Last summer, the San Antonio Spurs conducted business as usual when they made a sudden signing nobody saw coming. Taking a gamble, they agreed to terms with oft-injured 6-11 center/forward Zach Collins for three seasons.
Per the terms of the deal, Collins made $7 million this past season and will make $7.35 million next season and $7.7 million in 2023 for a total of just over $22 million. At the time of the signing, our own Roberto Araiza called it a "great gamble" for San Antonio if Collins was able to remain healthy.
Fortunately for the Spurs, the bruising big man from Nevada was able to showcase his renewed durability this year. Since his debut on February 4th, Collins was only inactive for one contest and averaged 18 minutes per game across his 28 games played.
During that span, Collins averaged 7.8 points, 5.5 rebounds, and 2.2 assists per game on 49% shooting from the field. Although his 34% mark from downtown could stand to improve, he had a few nights in which he'd make opponents pay for leaving him open, adding a new wrinkle to the Spurs' offense that rarely have had from their frontcourt.
Zach was particularly impressive in the doubleheader against his former team, the Portland Trail Blazers, averaging 16.5 points, 11.0 rebounds, 3.5 assists, and 1.0 steals per game.
Has Zach Collins proven he was worth the gamble?
The biggest reason many saw the signing as a gamble was the injury history of Collins, which is pretty extensive. His biggest setback resulted in three surgeries on his ankle in a span of 10 months, which would rightfully give any team pause, especially with millions of dollars on the line and other options out there.

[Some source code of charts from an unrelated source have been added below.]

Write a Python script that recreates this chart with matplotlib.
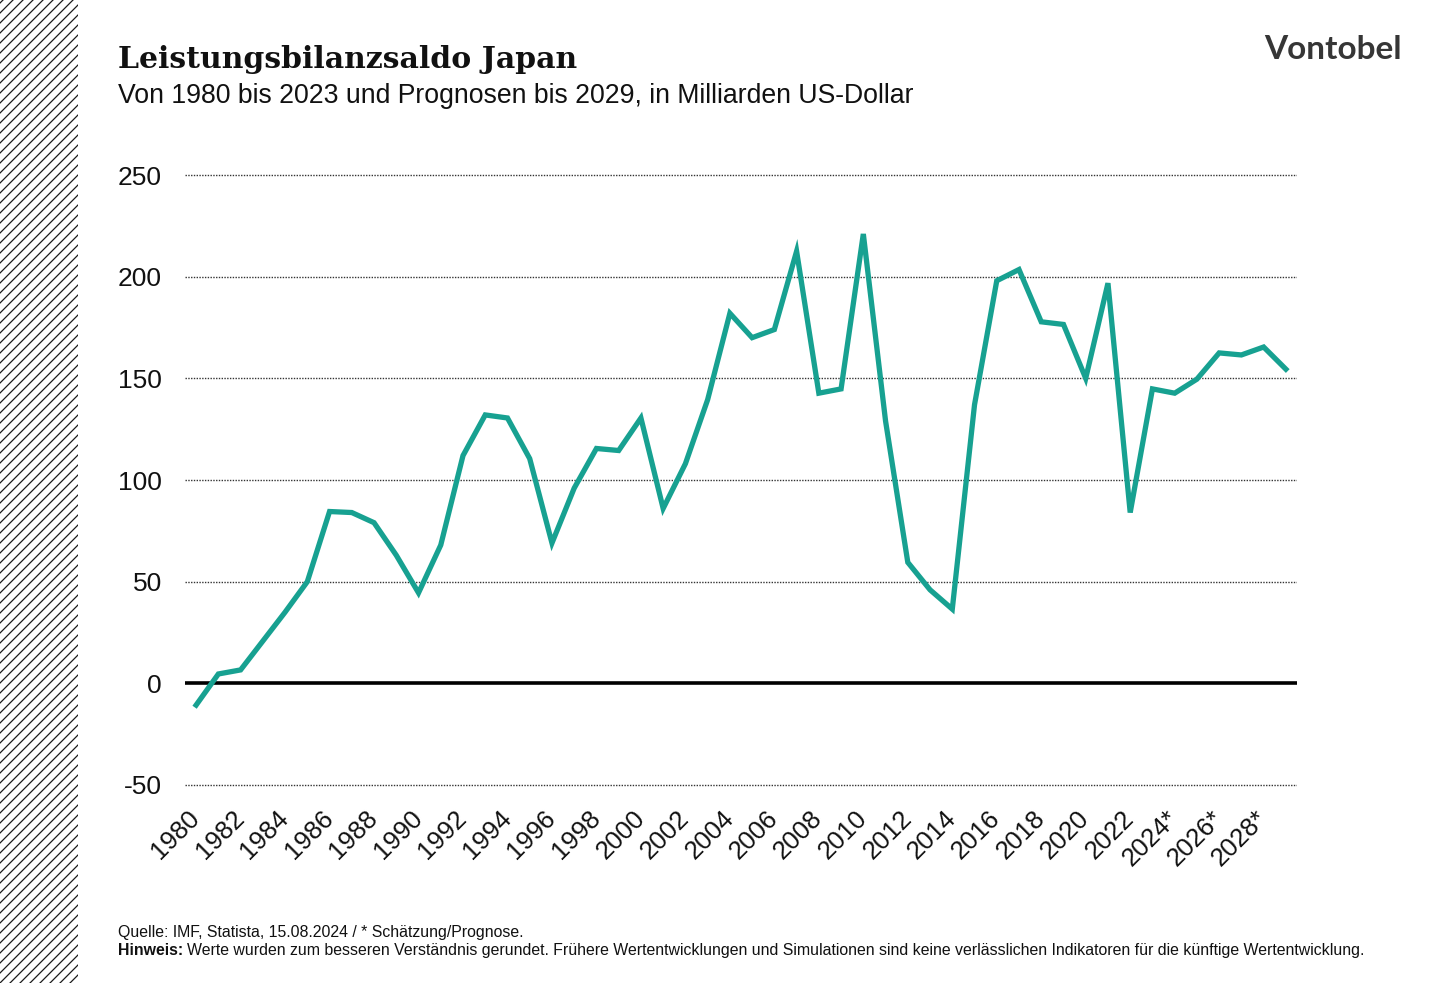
import matplotlib
matplotlib.use("Agg")
import matplotlib.pyplot as plt
import numpy as np

years = list(range(1980, 2030))
values = [-10.7, 4.6, 6.6, 20.8, 35.0, 50.0, 84.5, 84.0, 79.0, 63.0,
          44.5, 68.0, 112.0, 132.0, 130.5, 110.5, 69.0, 96.0, 115.5, 114.5,
          130.5, 86.0, 108.0, 139.5, 182.0, 170.0, 174.0, 212.5, 142.7, 144.8,
          221.0, 129.0, 59.5, 46.0, 36.5, 137.0, 198.0, 203.5, 177.8, 176.5,
          150.0, 196.8, 84.0, 144.8, 142.7, 149.6, 162.5, 161.5, 165.4, 154.5]
tick_years = list(range(1980, 2030, 2))
tick_labels = [str(y) if y < 2024 else f"{y}*" for y in tick_years]
yticks = [-50, 0, 50, 100, 150, 200, 250]

W, H = 1440, 983
fig = plt.figure(figsize=(W / 100, H / 100), dpi=100)
fig.patch.set_facecolor("white")

# hatched strip on the left
hax = fig.add_axes([0, 0, 78 / W, 1])
hax.set_xlim(0, 78)
hax.set_ylim(0, H)
hax.axis("off")
for c in range(-120, H + 10, 10):
    hax.plot([0, 120], [c, c + 120 * 1.0], color="#1a1a1a", lw=0.9)

# main axes: ylim -55..255, x 185..1297 px
px_per = 2.033
top_px = 175 - 5 * px_per
bot_px = 785 + 5 * px_per
ax = fig.add_axes([185 / W, 1 - bot_px / H, (1297 - 185) / W, (bot_px - top_px) / H])
ax.set_xlim(1979.5, 2029.5)
ax.set_ylim(-55, 255)
for s in ax.spines.values():
    s.set_visible(False)

for yv in yticks:
    if yv == 0:
        continue
    ax.axhline(yv, color="#333333", lw=1.0, ls=(0, (1, 1)), zorder=1)
ax.axhline(0, color="black", lw=2.6, zorder=2)

ax.plot(years, values, color="#17A191", lw=3.8, solid_joinstyle="miter", zorder=3)

ax.set_yticks(yticks)
ax.set_yticklabels([str(v) for v in yticks], fontsize=19, family="Liberation Sans", color="#111111")
ax.tick_params(axis="y", length=0, pad=16.5)
ax.set_xticks(tick_years)
ax.set_xticklabels(tick_labels, rotation=45, ha="right", va="center", rotation_mode="anchor",
                   fontsize=18.5, family="Liberation Sans", color="#111111")
ax.tick_params(axis="x", length=0, pad=14)

# titles
fig.text(118 / W, 1 - 68 / H, "Leistungsbilanzsaldo Japan", family="DejaVu Serif",
         fontweight="bold", fontsize=21.5, color="#111111", va="baseline")
fig.text(118 / W, 1 - 103 / H, "Von 1980 bis 2023 und Prognosen bis 2029, in Milliarden US-Dollar",
         family="Liberation Sans", fontsize=19.2, color="#111111", va="baseline")
fig.text(1402 / W, 1 - 59 / H, "Vontobel", family="Lato", fontweight="bold", fontsize=24,
         color="#363636", ha="right", va="baseline")

# footer
fig.text(118 / W, 1 - 937 / H, "Quelle: IMF, Statista, 15.08.2024 / * Schätzung/Prognose.",
         family="Liberation Sans", fontsize=11.4, color="#111111", va="baseline")
t1 = fig.text(118 / W, 1 - 955 / H, "Hinweis:", family="Liberation Sans", fontweight="bold",
              fontsize=11.4, color="#111111", va="baseline")
fig.canvas.draw()
bb = t1.get_window_extent()
fig.text((bb.x1 + 4) / W, 1 - 955 / H,
         "Werte wurden zum besseren Verständnis gerundet. Frühere Wertentwicklungen und Simulationen sind keine verlässlichen Indikatoren für die künftige Wertentwicklung.",
         family="Liberation Sans", fontsize=11.4, color="#111111", va="baseline")

fig.savefig("out.png", dpi=100, facecolor="white")
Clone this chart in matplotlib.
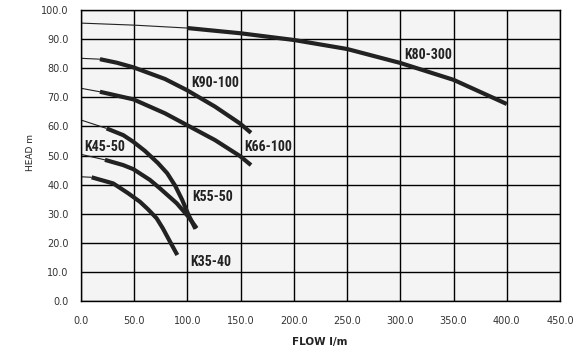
import matplotlib
matplotlib.use("Agg")
from matplotlib import pyplot as plt
from matplotlib import font_manager
import numpy as np

# pump curves: flow (l/m), head (m)
# *_thin = thin lead-in part, *_flow/*_head = the thick curve
k80_thin_flow = [0, 50, 100]
k80_thin_head = [95.5, 94.8, 93.8]
k80_flow = [100, 150, 200, 250, 300, 350, 400]
k80_head = [93.8, 92.0, 89.7, 86.6, 81.8, 76.0, 67.7]

k90_thin_flow = [0, 17.8]
k90_thin_head = [83.4, 83.1]
k90_flow = [17.8, 33.5, 49.2, 78.9, 99.3, 125.9, 149.4, 159.7]
k90_head = [83.1, 81.9, 80.3, 76.3, 72.5, 66.8, 61.0, 57.8]

k66_thin_flow = [0, 17.8]
k66_thin_head = [73.1, 71.9]
k66_flow = [17.8, 49.2, 78.9, 99.3, 125.9, 149.4, 159.7]
k66_head = [71.9, 69.3, 64.5, 60.5, 55.3, 49.8, 46.7]

k55_thin_flow = [0, 24.1]
k55_thin_head = [62.2, 59.3]
k55_flow = [24.1, 39.7, 49.2, 60, 72.3, 81, 88.5, 95, 101, 107.5]
k55_head = [59.3, 57.0, 54.7, 51.6, 47.4, 43.9, 39.6, 34.8, 29.6, 24.8]

k45_thin_flow = [0, 22.5]
k45_thin_head = [50.4, 48.5]
k45_flow = [22.5, 39.7, 49.2, 64.8, 74.2, 89.9, 100.8, 108.7]
k45_head = [48.5, 46.7, 45.3, 41.6, 38.7, 33.6, 29.0, 25.0]

k35_thin_flow = [0, 10]
k35_thin_head = [42.7, 42.5]
k35_flow = [10, 30.3, 44.4, 55.4, 63, 71.1, 77, 82.0, 86, 90.5]
k35_head = [42.5, 40.4, 37.0, 34.1, 31.5, 28.4, 24.9, 21.5, 18.8, 15.8]

labels = ["K80-300", "K90-100", "K66-100", "K45-50", "K55-50", "K35-40"]
label_x = [326, 126, 176, 22, 124, 122]
label_y = [84.5, 74.9, 52.9, 52.9, 35.7, 13.4]

x_ticks = np.arange(0, 451, 50)
y_ticks = np.arange(0, 101, 10)

# condensed bold face for curve names, if one is installed
names = {f.name for f in font_manager.fontManager.ttflist}
narrow = [n for n in ["Liberation Sans Narrow", "DejaVu Sans Condensed", "Roboto Condensed",
                      "Open Sans Condensed", "Noto Sans Condensed"] if n in names]
label_font = narrow + ["DejaVu Sans"]

fig = plt.figure(figsize=(5.78, 3.64), dpi=100)
ax = fig.add_axes([0.1401, 0.1731, 0.8288, 0.7994])
ax.set_facecolor("#f4f4f4")

curves = [(k80_thin_flow, k80_thin_head, k80_flow, k80_head),
          (k90_thin_flow, k90_thin_head, k90_flow, k90_head),
          (k66_thin_flow, k66_thin_head, k66_flow, k66_head),
          (k55_thin_flow, k55_thin_head, k55_flow, k55_head),
          (k45_thin_flow, k45_thin_head, k45_flow, k45_head),
          (k35_thin_flow, k35_thin_head, k35_flow, k35_head)]
for tf, th, f, h in curves:
    ax.plot(tf, th, color="#222222", lw=0.8, solid_capstyle="butt")
    ax.plot(f, h, color="#222222", lw=3.0, solid_capstyle="butt", solid_joinstyle="round")

for lab, lx, ly in zip(labels, label_x, label_y):
    ax.text(lx, ly, lab, ha="center", va="center", fontsize=10, fontweight="bold",
            fontstretch="condensed", family=label_font, color="#222222")

ax.set_xlim(0, 450)
ax.set_ylim(0, 100)
ax.set_xticks(x_ticks)
ax.set_yticks(y_ticks)
ax.set_xticklabels(["%.1f" % v for v in x_ticks])
ax.set_yticklabels(["%.1f" % v for v in y_ticks])
ax.tick_params(length=0, labelsize=7, colors="#333333")
ax.tick_params(axis="x", pad=11)
ax.tick_params(axis="y", pad=9)
ax.grid(True, color="black", lw=1.0)
ax.set_axisbelow(True)
for s in ax.spines.values():
    s.set_color("black")
    s.set_linewidth(1.0)

ax.set_xlabel("FLOW l/m", fontsize=7.5, fontweight="bold", color="#222222")
ax.xaxis.set_label_coords(0.499, -0.125)
ax.set_ylabel("HEAD m", fontsize=6.5, color="#222222")
ax.yaxis.set_label_coords(-0.096, 0.509)

fig.savefig("out.png", dpi=100)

Beyond staying healthy, the Spurs needed a serviceable big to relieve Jakob Poeltl and bring similar effectiveness. While he still has a ways to go, it's hard to expect much more than Collins brought to the court considering he hadn't played since August 2020.
Zach brings toughness and attitude in addition to his on-court skills, something very valuable to this young squad. This summer, if he can work on his lateral quickness and interior presence in both defending and keeping guys off the glass, he could remain a permanent, effective backup.
While we're still in year one of three, it's safe to say the Spurs' gamble has paid off so far. That said, there's a high probability Brian Wright and the front office will be looking to upgrade their frontcourt by any means necessary over these next few months. At least, that's what they should be doing. As valuable as Poeltl is, no frontcourt Spur on the roster is close to being elite.
When training camp comes around, it'll be interesting to see who will be fighting alongside Collins and Jock Landale for minutes in a frontcourt that should be getting more crowded fairly soon.